Plotting code records
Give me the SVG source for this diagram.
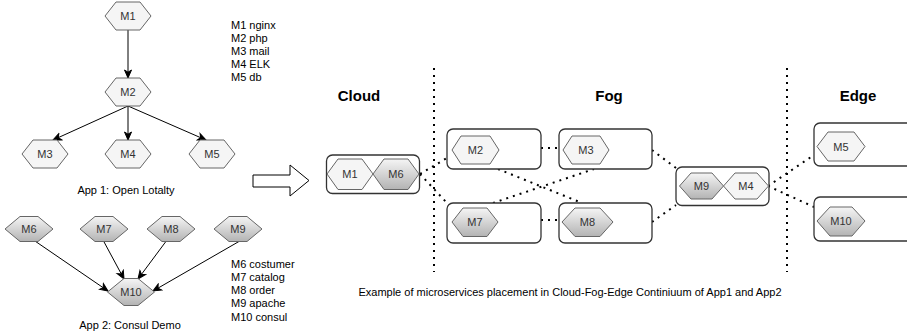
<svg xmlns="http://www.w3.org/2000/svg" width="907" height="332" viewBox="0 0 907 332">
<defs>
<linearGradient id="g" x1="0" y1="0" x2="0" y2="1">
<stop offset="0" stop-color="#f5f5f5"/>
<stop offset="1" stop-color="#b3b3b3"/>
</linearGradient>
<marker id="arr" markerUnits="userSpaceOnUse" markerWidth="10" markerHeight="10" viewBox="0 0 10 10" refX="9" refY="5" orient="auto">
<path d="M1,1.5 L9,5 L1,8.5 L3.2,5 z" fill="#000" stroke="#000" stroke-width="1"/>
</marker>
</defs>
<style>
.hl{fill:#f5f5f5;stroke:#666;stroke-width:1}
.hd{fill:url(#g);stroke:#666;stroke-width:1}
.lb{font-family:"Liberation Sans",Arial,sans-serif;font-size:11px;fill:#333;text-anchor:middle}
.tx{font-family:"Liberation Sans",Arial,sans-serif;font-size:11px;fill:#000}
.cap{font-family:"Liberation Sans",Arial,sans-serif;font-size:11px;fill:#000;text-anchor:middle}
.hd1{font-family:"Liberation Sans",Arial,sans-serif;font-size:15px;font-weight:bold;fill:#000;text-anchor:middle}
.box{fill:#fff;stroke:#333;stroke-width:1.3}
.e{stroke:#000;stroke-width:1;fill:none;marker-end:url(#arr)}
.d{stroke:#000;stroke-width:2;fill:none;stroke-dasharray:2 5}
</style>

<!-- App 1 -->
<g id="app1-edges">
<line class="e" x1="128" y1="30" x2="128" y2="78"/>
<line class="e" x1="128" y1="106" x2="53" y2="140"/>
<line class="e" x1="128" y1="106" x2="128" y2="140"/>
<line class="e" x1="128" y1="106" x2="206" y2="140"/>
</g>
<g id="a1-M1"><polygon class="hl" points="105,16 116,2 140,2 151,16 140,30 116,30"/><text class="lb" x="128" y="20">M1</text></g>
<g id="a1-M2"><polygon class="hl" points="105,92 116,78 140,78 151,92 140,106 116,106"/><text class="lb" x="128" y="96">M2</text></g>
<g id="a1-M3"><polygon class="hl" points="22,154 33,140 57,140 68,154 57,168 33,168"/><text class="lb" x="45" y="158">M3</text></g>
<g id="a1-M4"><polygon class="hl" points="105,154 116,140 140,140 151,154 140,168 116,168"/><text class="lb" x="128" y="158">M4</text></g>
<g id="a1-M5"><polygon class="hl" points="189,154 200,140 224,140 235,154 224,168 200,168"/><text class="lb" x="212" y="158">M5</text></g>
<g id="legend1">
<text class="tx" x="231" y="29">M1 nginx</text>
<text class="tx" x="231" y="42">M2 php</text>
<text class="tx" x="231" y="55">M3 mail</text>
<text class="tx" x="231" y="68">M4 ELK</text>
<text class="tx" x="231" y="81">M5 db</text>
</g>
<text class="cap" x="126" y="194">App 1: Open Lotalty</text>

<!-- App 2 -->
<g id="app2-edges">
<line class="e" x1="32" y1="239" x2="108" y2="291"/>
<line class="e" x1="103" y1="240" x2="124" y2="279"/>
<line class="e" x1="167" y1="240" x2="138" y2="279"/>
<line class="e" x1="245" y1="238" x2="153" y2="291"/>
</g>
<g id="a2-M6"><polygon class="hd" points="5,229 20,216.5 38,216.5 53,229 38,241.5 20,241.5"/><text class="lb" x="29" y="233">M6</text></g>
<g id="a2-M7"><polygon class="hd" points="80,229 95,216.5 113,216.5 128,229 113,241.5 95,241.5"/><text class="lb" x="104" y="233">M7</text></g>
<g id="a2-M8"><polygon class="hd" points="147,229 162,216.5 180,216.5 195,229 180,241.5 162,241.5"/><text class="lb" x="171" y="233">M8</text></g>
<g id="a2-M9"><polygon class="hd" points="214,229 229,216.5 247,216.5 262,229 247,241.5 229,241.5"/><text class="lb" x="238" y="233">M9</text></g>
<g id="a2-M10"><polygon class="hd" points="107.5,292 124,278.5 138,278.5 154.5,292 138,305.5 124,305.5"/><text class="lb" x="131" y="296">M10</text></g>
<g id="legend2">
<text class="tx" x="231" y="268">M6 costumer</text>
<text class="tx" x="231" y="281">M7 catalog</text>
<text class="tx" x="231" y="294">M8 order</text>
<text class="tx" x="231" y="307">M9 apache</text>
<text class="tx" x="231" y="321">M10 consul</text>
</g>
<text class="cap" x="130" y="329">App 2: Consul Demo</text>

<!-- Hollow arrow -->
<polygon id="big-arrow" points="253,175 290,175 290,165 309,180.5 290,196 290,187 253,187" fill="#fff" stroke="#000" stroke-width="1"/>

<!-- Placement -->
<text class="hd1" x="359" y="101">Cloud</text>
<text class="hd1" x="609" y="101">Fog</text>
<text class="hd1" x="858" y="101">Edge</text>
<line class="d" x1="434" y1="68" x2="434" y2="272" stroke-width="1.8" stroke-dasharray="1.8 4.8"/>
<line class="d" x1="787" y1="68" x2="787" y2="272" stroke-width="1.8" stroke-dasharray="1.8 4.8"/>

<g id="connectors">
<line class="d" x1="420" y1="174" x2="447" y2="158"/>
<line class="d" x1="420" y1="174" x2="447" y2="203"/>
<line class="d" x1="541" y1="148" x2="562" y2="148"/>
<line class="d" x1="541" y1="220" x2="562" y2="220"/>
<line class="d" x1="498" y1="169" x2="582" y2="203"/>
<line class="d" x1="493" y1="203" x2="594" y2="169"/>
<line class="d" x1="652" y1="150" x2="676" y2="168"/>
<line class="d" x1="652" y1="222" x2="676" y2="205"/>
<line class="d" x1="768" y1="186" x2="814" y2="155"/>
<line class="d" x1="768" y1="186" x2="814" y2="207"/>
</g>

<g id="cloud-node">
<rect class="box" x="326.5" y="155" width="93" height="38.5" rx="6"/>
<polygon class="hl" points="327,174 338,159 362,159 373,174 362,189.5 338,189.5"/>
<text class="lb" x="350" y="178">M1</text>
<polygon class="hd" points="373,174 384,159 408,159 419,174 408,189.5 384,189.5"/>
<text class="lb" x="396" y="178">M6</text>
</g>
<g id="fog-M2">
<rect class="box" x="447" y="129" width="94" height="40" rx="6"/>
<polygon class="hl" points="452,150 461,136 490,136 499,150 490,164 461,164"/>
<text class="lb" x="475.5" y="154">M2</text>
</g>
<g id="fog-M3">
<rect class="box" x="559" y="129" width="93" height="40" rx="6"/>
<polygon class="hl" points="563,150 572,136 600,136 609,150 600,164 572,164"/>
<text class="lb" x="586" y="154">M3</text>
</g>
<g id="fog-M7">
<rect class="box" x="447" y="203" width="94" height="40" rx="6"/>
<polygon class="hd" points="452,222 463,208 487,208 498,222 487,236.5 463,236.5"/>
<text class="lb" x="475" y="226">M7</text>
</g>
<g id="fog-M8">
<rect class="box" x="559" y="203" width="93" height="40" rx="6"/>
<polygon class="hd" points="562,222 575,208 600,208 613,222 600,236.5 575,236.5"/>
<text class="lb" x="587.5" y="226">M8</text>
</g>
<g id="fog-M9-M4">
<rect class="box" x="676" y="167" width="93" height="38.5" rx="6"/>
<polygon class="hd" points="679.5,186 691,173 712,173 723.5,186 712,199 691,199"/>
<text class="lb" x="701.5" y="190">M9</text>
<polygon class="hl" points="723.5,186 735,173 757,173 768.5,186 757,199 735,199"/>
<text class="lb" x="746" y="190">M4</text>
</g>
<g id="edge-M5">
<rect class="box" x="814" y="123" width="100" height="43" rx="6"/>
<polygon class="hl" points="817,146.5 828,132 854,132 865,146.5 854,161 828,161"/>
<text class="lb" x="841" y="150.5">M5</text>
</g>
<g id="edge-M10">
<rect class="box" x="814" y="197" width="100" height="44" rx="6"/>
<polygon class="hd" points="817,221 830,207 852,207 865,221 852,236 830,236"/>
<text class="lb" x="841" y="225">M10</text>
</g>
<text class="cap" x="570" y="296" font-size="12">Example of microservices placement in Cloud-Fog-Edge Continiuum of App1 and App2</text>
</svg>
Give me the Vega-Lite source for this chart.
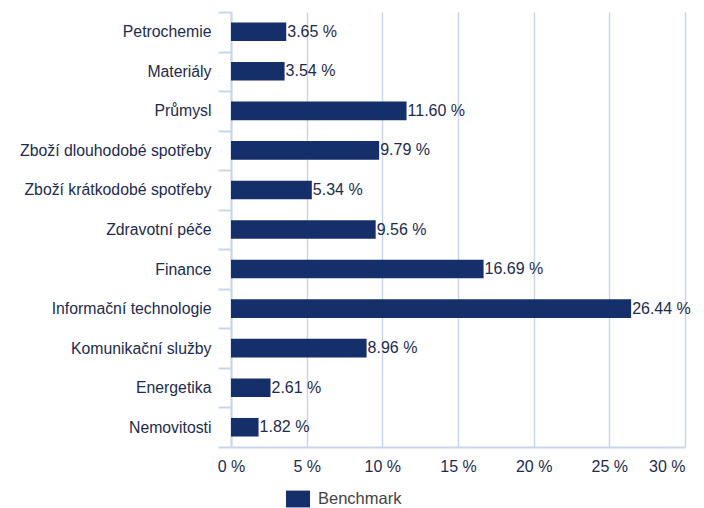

### YOUR TASK
Copy every line from the records above that contains the word "this".

### WRITTEN SOLUTION
Give me the SVG source for this diagram.
Give me the Vega-Lite source for this chart.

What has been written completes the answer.